En la actualidad, es probable que el
derrumbe de precios del crudo sea el principal factor que impide alcanzar la
meta de inflación, así como en 2011 su encarecimiento tuvo el efecto contrario.
Como señaló el economista británico Roger Bootle en su libro de 1996 La muerte
de la inflación, el efecto abaratador de la globalización influyó mucho más
sobre el nivel de precios que las políticas antiinflacionarias de los bancos
centrales. De hecho, la experiencia poscrisis con la flexibilización
cuantitativa evidencia la relativa incapacidad de la política monetaria para
compensar la tendencia deflacionaria global. De 2009 a 2011, el Banco de
Inglaterra inyectó 375.000 millones de libras (578.000 millones de dólares) en
la economía británica, para “volver a la meta de inflación”. En un lapso algo
mayor, la Reserva Federal inyectó tres billones de dólares. Como mucho, esta enorme
expansión monetaria sólo produjo un “pico” inflacionario temporal. Como dice el
dicho: “Uno puede llevar el caballo al agua, pero no obligarlo a beber”. No se
puede forzar a la gente a gastar dinero si tiene buenos motivos para no
hacerlo. Es improbable que las empresas inviertan en un contexto de negocios
incierto y que las familias se pongan a consumir cuando están enterradas en
deudas. Es una verdad que el BCE descubrirá muy pronto con su propio programa
de expansión monetaria por un billón de euros con el que busca estimular la
estancada economía de la eurozona. ¿Qué pasará con la recuperación si caemos en
lo que a modo de eufemismo algunos llaman “inflación negativa”?

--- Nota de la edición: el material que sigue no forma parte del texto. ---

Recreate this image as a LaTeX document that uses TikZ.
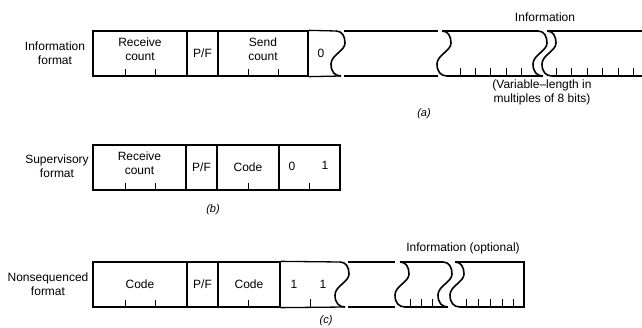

La opinión comúnmente aceptada
indica que el efecto sobre la producción y el empleo ha de ser perjudicial.
Keynes lo explicó en 1923: “el hecho de la caída de precios perjudica a los
empresarios; en consecuencia, el temor a la caída de precios los lleva a
protegerse limitando sus operaciones”. Pero a muchos analistas no les preocupa una
reducción de precios, ya que distinguen entre “desinflación benéfica” y
“deflación dañina”. Lo primero supone aumento del ingreso real para
prestamistas, pensionados y trabajadores, además de abaratamiento de la energía
para la industria. Todos los sectores de la economía gastarán más y eso
impulsará la producción y el empleo (al tiempo que sostendrá el nivel de
precios). En cambio, la “deflación dañina” supone un aumento de las deudas en
términos reales. Los deudores están obligados por contrato a pagar cada año una
suma fija en concepto de interés.
Si el dinero se revaloriza (al caer
los precios), el interés que pagan les cuesta más (medido por los bienes y
servicios que podrían comprar con ese dinero) que si los precios se hubieran
mantenido. (En el otro sentido, el caso inflacionario, los intereses les
costarán menos.) De modo que la deflación de precios implica inflación de
deudas; y a mayor endeudamiento, menos gasto. Con las enormes deudas que aún
tienen los sectores público y privado, la deflación dañina sería, como señala
Bootle, “una pesadilla indescriptible”. ¿Cómo evitar que la desinflación
benéfica se convierta en deflación dañina? Los apóstoles de la expansión
monetaria creen que basta con acelerar la máquina de imprimir billetes. Pero si
no funcionó estos últimos años, ¿por qué va a hacerlo en el futuro? Para evitar
la deflación (y así sostener la recuperación económica) parece necesaria una de
dos condiciones: un veloz retroceso del abaratamiento de la energía o una
política deliberada tendiente a elevar la producción y el empleo por medio de
la inversión pública (algo que, paralelamente, produciría un aumento de
precios). Pero esto obligaría a abandonar el objetivo prioritario de reducir el
déficit. Lo primero es una eventualidad impredecible; lo segundo, ningún
gobierno está dispuesto a hacerlo. Así que lo más probable es que sigamos viendo más de lo
mismo: una economía semiestancada por tiempo indeterminado.